Luxury’s Dirty Secret: Loro Piana Exposed

In a world where luxury fashion is marketed as the pinnacle of quality, craftsmanship and sustainability, recent revelations surrounding Loro Piana - the high-end Italian cashmere brand owned by LVMH - have exposed a much darker undercurrent in the industry. Once hailed for its environmental responsibility and quiet elegance, Loro Piana now faces court oversight in Milan, due to allegations of severe labor violations in its supply chain.

According to official reports, one of the brand’s workshops was found to be exploiting workers under inhumane conditions. Laborers reportedly worked up to 90 hours a week, earned just €4 an hour and lived in illegal housing within the factory. Coats that cost less than €130 to make were sold for upwards of €5,000, highlighting the harsh imbalance between brand image and worker reality. The court ruled that Loro Piana had failed to properly monitor its supply chain. The result was a system that allowed vulnerable migrant workers, the hands who make the luxury possible, remain mistreated, unnamed and unseen.

This scandal not only undermines Loro Piana’s image but also calls into question the entire luxury fashion world. The industry consistently celebrates designers and creative directors while ignoring the contributions of artisans, machinists, and textile workers. The focus on branding over bodies, and on ideas over execution, erases the real labor that fuels the billion-dollar fashion economy. Unfortunately, luxury’s clean aesthetic depends on keeping its labour messy and invisible. The myth of artisanal fashion is often built on the backs of underpaid, overworked laborers; far removed from the glossy editorial shoots and polished store fronts.

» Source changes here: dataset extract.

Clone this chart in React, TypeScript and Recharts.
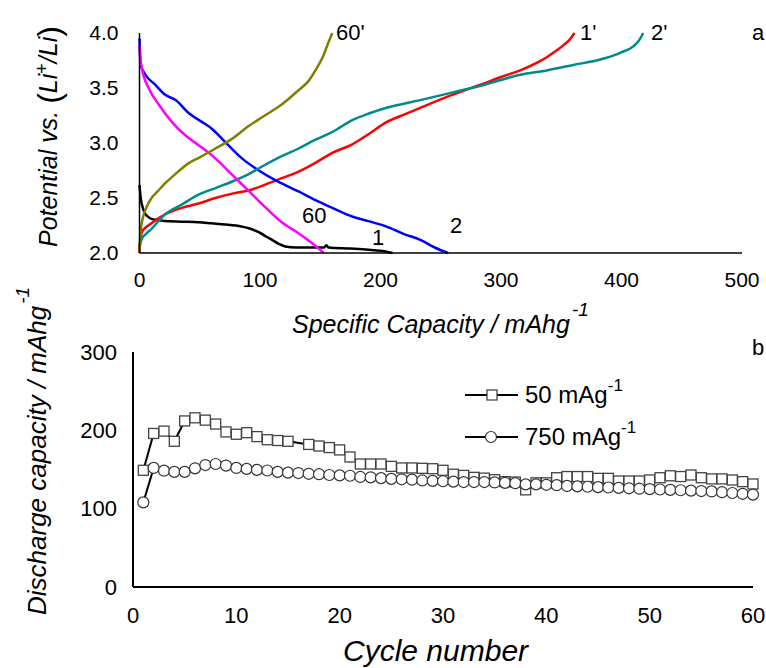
import React from 'react';
import { LineChart, Line, XAxis, YAxis } from 'recharts';

const FONT = '"Liberation Sans", Arial, Helvetica, sans-serif';

type Pt = [number, number];

// panel a: [specific capacity mAh/g, potential V]
const discharge1: Pt[] = [
  [0, 2.62], [1, 2.5], [2, 2.44], [4, 2.37], [7, 2.33], [10, 2.31], [15, 2.3], [21, 2.29],
  [35, 2.285], [49, 2.28], [60, 2.27], [71, 2.26], [80, 2.25], [85, 2.24], [92, 2.22],
  [99, 2.19], [105, 2.15], [110, 2.12], [116, 2.08], [121, 2.06], [130, 2.05], [140, 2.05],
  [153, 2.05], [155, 2.07], [157, 2.05], [175, 2.04], [190, 2.03], [200, 2.02], [210, 2.0],
];
const charge1: Pt[] = [
  [0, 2.0], [0.5, 2.1], [2, 2.19], [5, 2.23], [10, 2.27], [15, 2.31], [21, 2.35], [35, 2.41],
  [49, 2.45], [63, 2.5], [77, 2.54], [91, 2.57], [104, 2.62], [118, 2.68], [132, 2.74],
  [146, 2.82], [160, 2.91], [177, 2.99], [190, 3.08], [205, 3.19], [220, 3.26], [233, 3.32],
  [260, 3.44], [283, 3.53], [300, 3.6], [316, 3.66], [330, 3.73], [338, 3.78], [346, 3.84],
  [352, 3.89], [357, 3.94], [361, 4.0],
];
const discharge2: Pt[] = [
  [0, 3.95], [0.5, 3.78], [1, 3.71], [5, 3.62], [13, 3.53], [21, 3.44], [30, 3.39], [41, 3.27],
  [52, 3.19], [60, 3.13], [71, 3.01], [85, 2.86], [99, 2.75], [113, 2.66], [132, 2.56],
  [146, 2.48], [160, 2.41], [177, 2.33], [190, 2.29], [205, 2.24], [220, 2.17], [233, 2.12],
  [245, 2.05], [256, 2.0],
];
const charge2: Pt[] = [
  [0, 2.05], [0.5, 2.08], [2, 2.13], [5, 2.17], [10, 2.22], [21, 2.35], [35, 2.44], [49, 2.53],
  [63, 2.59], [77, 2.65], [91, 2.72], [104, 2.8], [118, 2.88], [132, 2.95], [146, 3.03],
  [160, 3.1], [177, 3.21], [191, 3.27], [205, 3.32], [233, 3.39], [260, 3.46], [283, 3.52],
  [316, 3.62], [338, 3.66], [360, 3.71], [379, 3.75], [399, 3.82], [411, 3.89], [415, 3.94],
  [418, 4.0],
];
const discharge60: Pt[] = [
  [0, 3.89], [0.5, 3.8], [2, 3.68], [7.6, 3.5], [16, 3.35], [27, 3.19], [38, 3.07], [49, 2.98],
  [63, 2.86], [77, 2.71], [91, 2.56], [104, 2.42], [118, 2.28], [132, 2.18], [143, 2.09],
  [153, 2.0],
];
const charge60: Pt[] = [
  [0, 2.02], [0.5, 2.12], [1, 2.2], [3, 2.33], [6, 2.42], [10, 2.5], [15, 2.56], [21, 2.63],
  [30, 2.72], [40, 2.81], [50, 2.87], [63, 2.95], [77, 3.04], [90, 3.15], [104, 3.25],
  [118, 3.35], [132, 3.48], [140, 3.56], [146, 3.66], [152, 3.78], [157, 3.92], [160, 4.0],
];

const capTicks = [0, 100, 200, 300, 400, 500];
const potTicks = [2, 2.5, 3, 3.5, 4];

// panel b: discharge capacity vs cycle
const cycles = [
  1, 2, 3, 4, 5, 6, 7, 8, 9, 10, 11, 12, 13, 14, 15, 16, 17, 18, 19, 20,
  21, 22, 23, 24, 25, 26, 27, 28, 29, 30, 31, 32, 33, 34, 35, 36, 37, 38, 39, 40,
  41, 42, 43, 44, 45, 46, 47, 48, 49, 50, 51, 52, 53, 54, 55, 56, 57, 58, 59, 60,
];
const cap50: (number | null)[] = [
  149, 196, 199, 186, 212, 216, 213, 208, 198, 195, 197, 192, 188, 187, 186, null, 182, 180, 178, 175,
  166, 157, 157, 157, 154, 152, 152, 151.5, 151, 149, 144, 142.5, 140, 139, 137, 134.5, 134, 124, 133, 133,
  139.5, 141, 141, 141, 138.7, 138.7, 135.3, 135.3, 135.3, 136.6, 139.5, 142, 141, 143, 139.5, 138, 138, 136.6, 134.5, 131.5,
];
const cap750 = [
  108, 152, 148.5, 147, 147, 151.5, 155.7, 157, 155, 152, 150.8, 149.5, 148.7, 147, 146, 145.5, 144.5, 144, 143, 142.5,
  142, 140.5, 140, 139, 138, 137.5, 137, 136, 135.5, 135, 134.5, 134, 134, 134, 133.5, 133, 132.5, 131, 131, 130.5,
  130, 129, 128.5, 128, 127.5, 127, 126.5, 126, 125.5, 125, 124.5, 124, 123.5, 123, 122.5, 122, 121, 120, 119, 118,
];
const cycleTicks = [0, 10, 20, 30, 40, 50, 60];
const dischargeTicks = [0, 100, 200, 300];

const curves = [
  { key: '1', color: '#000000', pts: discharge1 },
  { key: "1'", color: '#ff0000', pts: charge1 },
  { key: '2', color: '#0000ff', pts: discharge2 },
  { key: "2'", color: '#008b8b', pts: charge2 },
  { key: '60', color: '#ff00ff', pts: discharge60 },
  { key: "60'", color: '#808000', pts: charge60 },
];

const cycleRows = cycles.map((c, i) => ({ cycle: c, low: cap50[i], high: cap750[i] }));

const SquareDot = (props: any) => {
  const { cx, cy, index } = props;
  if (cx == null || cy == null || props.value == null) return <g key={`sq${index}`} />;
  return (
    <rect
      key={`sq${index}`}
      x={cx - 5}
      y={cy - 5}
      width={10}
      height={10}
      fill="#fff"
      stroke="#444"
      strokeWidth={1.3}
    />
  );
};

const tickStyle = { fontSize: 21, fill: '#000', fontFamily: FONT };

export default function App() {
  return (
    <div
      style={{
        position: 'absolute',
        left: 0,
        top: 0,
        width: 766,
        height: 668,
        background: '#fff',
        fontFamily: FONT,
      }}
    >
      <div style={{ position: 'absolute', left: 0, top: 0 }}>
        <LineChart width={766} height={330} margin={{ top: 33, right: 24, bottom: 0, left: 0 }}>
          <XAxis
            type="number"
            dataKey="x"
            domain={[0, 500]}
            ticks={capTicks}
            interval={0}
            tickLine={false}
            tickSize={0}
            tickMargin={19}
            height={77}
            axisLine={{ stroke: '#000', strokeWidth: 1.5 }}
            tick={tickStyle}
            allowDuplicatedCategory={false}
          />
          <YAxis
            type="number"
            domain={[2, 4]}
            ticks={potTicks}
            interval={0}
            tickLine={false}
            tickSize={0}
            tickMargin={21}
            width={139.5}
            axisLine={{ stroke: '#000', strokeWidth: 1.5 }}
            tick={tickStyle}
            tickFormatter={(v: number) => v.toFixed(1)}
          />
          {curves.map((c) => (
            <Line
              key={c.key}
              data={c.pts.map(([x, y]) => ({ x, y }))}
              dataKey="y"
              type="monotone"
              stroke={c.color}
              strokeWidth={2.5}
              dot={false}
              isAnimationActive={false}
            />
          ))}
        </LineChart>
      </div>

      <div style={{ position: 'absolute', left: 0, top: 330 }}>
        <LineChart
          width={766}
          height={338}
          data={cycleRows}
          margin={{ top: 22, right: 13, bottom: 0, left: 0 }}
        >
          <XAxis
            type="number"
            dataKey="cycle"
            domain={[0, 60]}
            ticks={cycleTicks}
            interval={0}
            tickLine={false}
            tickSize={0}
            tickMargin={20}
            height={81}
            axisLine={{ stroke: '#000', strokeWidth: 2 }}
            tick={{ ...tickStyle, fontSize: 22 }}
          />
          <YAxis
            type="number"
            domain={[0, 300]}
            ticks={dischargeTicks}
            interval={0}
            tickLine={false}
            tickSize={0}
            tickMargin={16}
            width={133}
            axisLine={{ stroke: '#000', strokeWidth: 2 }}
            tick={{ ...tickStyle, fontSize: 22 }}
          />
          <Line
            dataKey="low"
            type="linear"
            stroke="#000"
            strokeWidth={2}
            connectNulls
            dot={(p: any) => <SquareDot {...p} />}
            isAnimationActive={false}
          />
          <Line
            dataKey="high"
            type="linear"
            stroke="#000"
            strokeWidth={2}
            dot={{ r: 5.5, fill: '#fff', stroke: '#333', strokeWidth: 1.2 }}
            isAnimationActive={false}
          />
        </LineChart>
      </div>

      <svg
        width={766}
        height={668}
        style={{ position: 'absolute', left: 0, top: 0, pointerEvents: 'none' }}
        fontFamily={FONT}
      >
        {/* curve labels, panel a */}
        <g fontSize={22} fill="#000">
          <text x={336} y={40}>60'</text>
          <text x={580} y={40}>1'</text>
          <text x={651} y={40}>2'</text>
          <text x={302} y={223}>60</text>
          <text x={372} y={245}>1</text>
          <text x={450} y={233}>2</text>
          <text x={752} y={40}>a</text>
          <text x={752} y={355}>b</text>
        </g>

        {/* axis titles */}
        <text transform="translate(57,247) rotate(-90)" fontSize={25} fontStyle="italic">
          Potential vs.{' '}
          <tspan fontStyle="normal" fontSize={32} dy={3}>(</tspan>
          <tspan dy={-3}>Li</tspan>
          <tspan fontSize={18} dy={-9} fontStyle="normal">+</tspan>
          <tspan dy={9}>/Li</tspan>
          <tspan fontStyle="normal" fontSize={32} dy={3}>)</tspan>
        </text>
        <text x={292} y={333} fontSize={25} fontStyle="italic">
          Specific Capacity / mAhg
          <tspan fontSize={19} dy={-17} dx={2}>-1</tspan>
        </text>
        <text transform="translate(46,615) rotate(-90)" fontSize={26} fontStyle="italic">
          Discharge capacity / mAhg
          <tspan fontSize={19} dy={-17} dx={2}>-1</tspan>
        </text>
        <text x={343} y={661} fontSize={30} fontStyle="italic">
          Cycle number
        </text>

        {/* legend, panel b */}
        <g stroke="#000" strokeWidth={2}>
          <line x1={465} y1={395} x2={518} y2={395} />
          <line x1={465} y1={437} x2={518} y2={437} />
        </g>
        <rect x={487} y={390} width={10} height={10} fill="#fff" stroke="#444" strokeWidth={1.3} />
        <circle cx={491} cy={437} r={5.5} fill="#fff" stroke="#333" strokeWidth={1.2} />
        <text x={525} y={403} fontSize={24}>
          50 mAg<tspan fontSize={17} dy={-12}>-1</tspan>
        </text>
        <text x={525} y={445} fontSize={24}>
          750 mAg<tspan fontSize={17} dy={-12}>-1</tspan>
        </text>
      </svg>
    </div>
  );
}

The Loro Piana case is not isolated. It is symptomatic of structural weaknesses within fashion’s global supply chains, particularly in Italy, where informal labor is rampant and oversight is inconsistent. While Loro Piana has now been placed under court-appointed administration for one year to ensure compliance with labor regulations, the broader industry remains complicit in similar practices. This moment serves as a call to re-evaluate what we consider “luxury.” If the price of a pristine, handcrafted garment is worker exploitation, then the product is not truly luxurious - it is ethically bankrupt. True innovation in fashion must include not only sustainability in materials, but visibility and dignity for the workers who make the clothes we wear. The hands that stitch, dye, weave, and press deserve more. A garment made in silence and suffering should never be paraded as a symbol of excellence. Fashion can be beautiful but only when the system behind it is just.